Here’s a bonus (not to repeat, but to add): Firefly’s “Text Effects” is high-key overlooked. You can design custom typographic treatments, export as SVG, and pull into Illustrator for real design control. Makes it solid for folks wanting unique display type with quick AI flair.

Pros for ‘Adobe Firefly AI’: Native Adobe workflow, free(ish) for most basic needs, and fantastic community prompt pool.

Cons: “Pro” results aren’t always client-ready, style consistency is a mess, and export resolutions can bottleneck you. Compared to Midjourney or DALL-E? Firefly’s prompt-to-output feels more rigid—sometimes that’s a blessing (safer content), sometimes a curse (less creative chaos).

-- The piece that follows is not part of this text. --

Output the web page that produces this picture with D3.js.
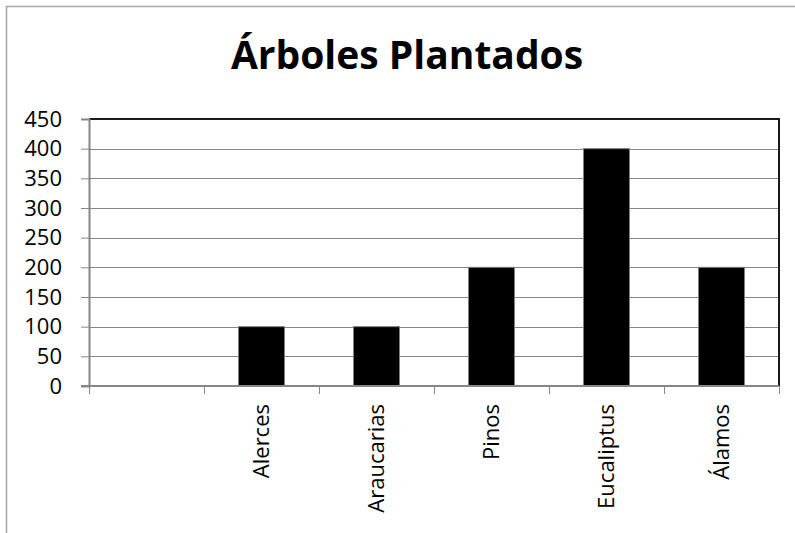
<!DOCTYPE html>
<html>
<head>
<meta charset="utf-8">
<script src="https://cdnjs.cloudflare.com/ajax/libs/d3/7.8.5/d3.min.js"></script>
<style>
	html, body { margin: 0; padding: 0; background: #fff; }
	svg { display: block; font-family: 'Open Sans', sans-serif; }
	.title { font-weight: bold; font-size: 39px; }
	svg text.tick-label { font-size: 22px; fill: #000; }
</style>
</head>
<body>
<div id="chart"></div>
<script>
/* global d3 */

const chartTitle = 'Árboles Plantados';
const categories = ['', 'Alerces', 'Araucarias', 'Pinos', 'Eucaliptus', 'Álamos'];
const treeCounts = [null, 100, 100, 200, 400, 200];
const yTicks = [0, 50, 100, 150, 200, 250, 300, 350, 400, 450];

const width = 795;
const height = 533;

const margins = {
	left: 89,
	right: 16,
	top: 119,
	bottom: 147,
};

const svg = d3.select('#chart').append('svg')
	.attr('width', width)
	.attr('height', height);

// outer chart frame (runs off the right and bottom edge)
svg.append('rect')
	.attr('x', 6.5)
	.attr('y', 6.5)
	.attr('width', width + 10)
	.attr('height', height + 10)
	.attr('fill', 'none')
	.attr('stroke', '#a6a6a6')
	.attr('stroke-width', 1.5);

svg.append('text')
	.attr('class', 'title')
	.attr('x', 407)
	.attr('y', 69)
	.attr('text-anchor', 'middle')
	.text(chartTitle);

const x = d3.scaleBand()
	.domain(categories)
	.range([margins.left, width - margins.right])
	.paddingInner(0.6)
	.paddingOuter(0.3);

const y = d3.scaleLinear()
	.domain([0, 450])
	.range([height - margins.bottom, margins.top]);

const plotLeft = margins.left;
const plotRight = width - margins.right;

// gridlines
svg.append('g')
	.selectAll('line')
	.data(yTicks.filter(d => d > 0 && d < 450))
	.enter().append('line')
	.attr('x1', plotLeft)
	.attr('x2', plotRight)
	.attr('y1', d => Math.round(y(d)) + 0.5)
	.attr('y2', d => Math.round(y(d)) + 0.5)
	.attr('stroke', '#868686')
	.attr('stroke-width', 1);

// bars
svg.append('g')
	.selectAll('rect')
	.data(categories.map((c, i) => ({name: c, value: treeCounts[i]})).filter(d => d.value !== null))
	.enter().append('rect')
	.attr('x', d => x(d.name))
	.attr('y', d => y(d.value))
	.attr('width', x.bandwidth())
	.attr('height', d => y(0) - y(d.value))
	.attr('fill', '#000')
	.attr('stroke', '#7f7f7f')
	.attr('stroke-width', 1);

// plot frame top/right
svg.append('path')
	.attr('d', `M${plotLeft},${y(450)}H${plotRight}V${y(0)}`)
	.attr('fill', 'none')
	.attr('stroke', '#1a1a1a')
	.attr('stroke-width', 2);

// y axis
const yAxis = d3.axisLeft(y)
	.tickValues(yTicks)
	.tickSize(8)
	.tickPadding(19);

const yAxisGroup = svg.append('g')
	.attr('transform', `translate(${plotLeft},0)`)
	.call(yAxis);

yAxisGroup.attr('font-size', null).attr('font-family', null);
yAxisGroup.select('.domain')
	.attr('stroke', '#868686')
	.attr('stroke-width', 2);
yAxisGroup.selectAll('.tick line')
	.attr('stroke', '#868686');
yAxisGroup.selectAll('.tick text')
	.attr('class', 'tick-label');

// x axis line and category boundary ticks
svg.append('line')
	.attr('x1', plotLeft - 8)
	.attr('x2', plotRight)
	.attr('y1', y(0))
	.attr('y2', y(0))
	.attr('stroke', '#868686')
	.attr('stroke-width', 2);

const boundaries = d3.range(categories.length + 1).map(i => plotLeft + i * x.step());

svg.append('g')
	.selectAll('line')
	.data(boundaries)
	.enter().append('line')
	.attr('x1', d => Math.round(d) + 0.5)
	.attr('x2', d => Math.round(d) + 0.5)
	.attr('y1', y(0))
	.attr('y2', y(0) + 8)
	.attr('stroke', '#868686');

// rotated category labels
svg.append('g')
	.selectAll('text')
	.data(categories)
	.enter().append('text')
	.attr('class', 'tick-label')
	.attr('text-anchor', 'end')
	.attr('dy', '0.35em')
	.attr('transform', d => `translate(${x(d) + x.bandwidth() / 2},404) rotate(-90)`)
	.text(d => d);
</script>
</body>
</html>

For anyone seriously wanting tutorials, Adobe’s site is helpful, but nothing beats watching a couple of the longer YouTube breakdowns that walk through real-world projects step by step—especially those integrating PSD tools post-generation. If you’re after pure generative art with less Adobe lock-in, check out competitors like Midjourney or Stable Diffusion for more customizability, but expect a bumpier learning curve outside the Adobe bubble.

In summary: Firefly’s your friend if you’re rapid-prototyping or want quick design elements inside Adobe, but don’t ditch manual touch-ups if you want that pro polish. And if someone figures out hands—seriously, do share.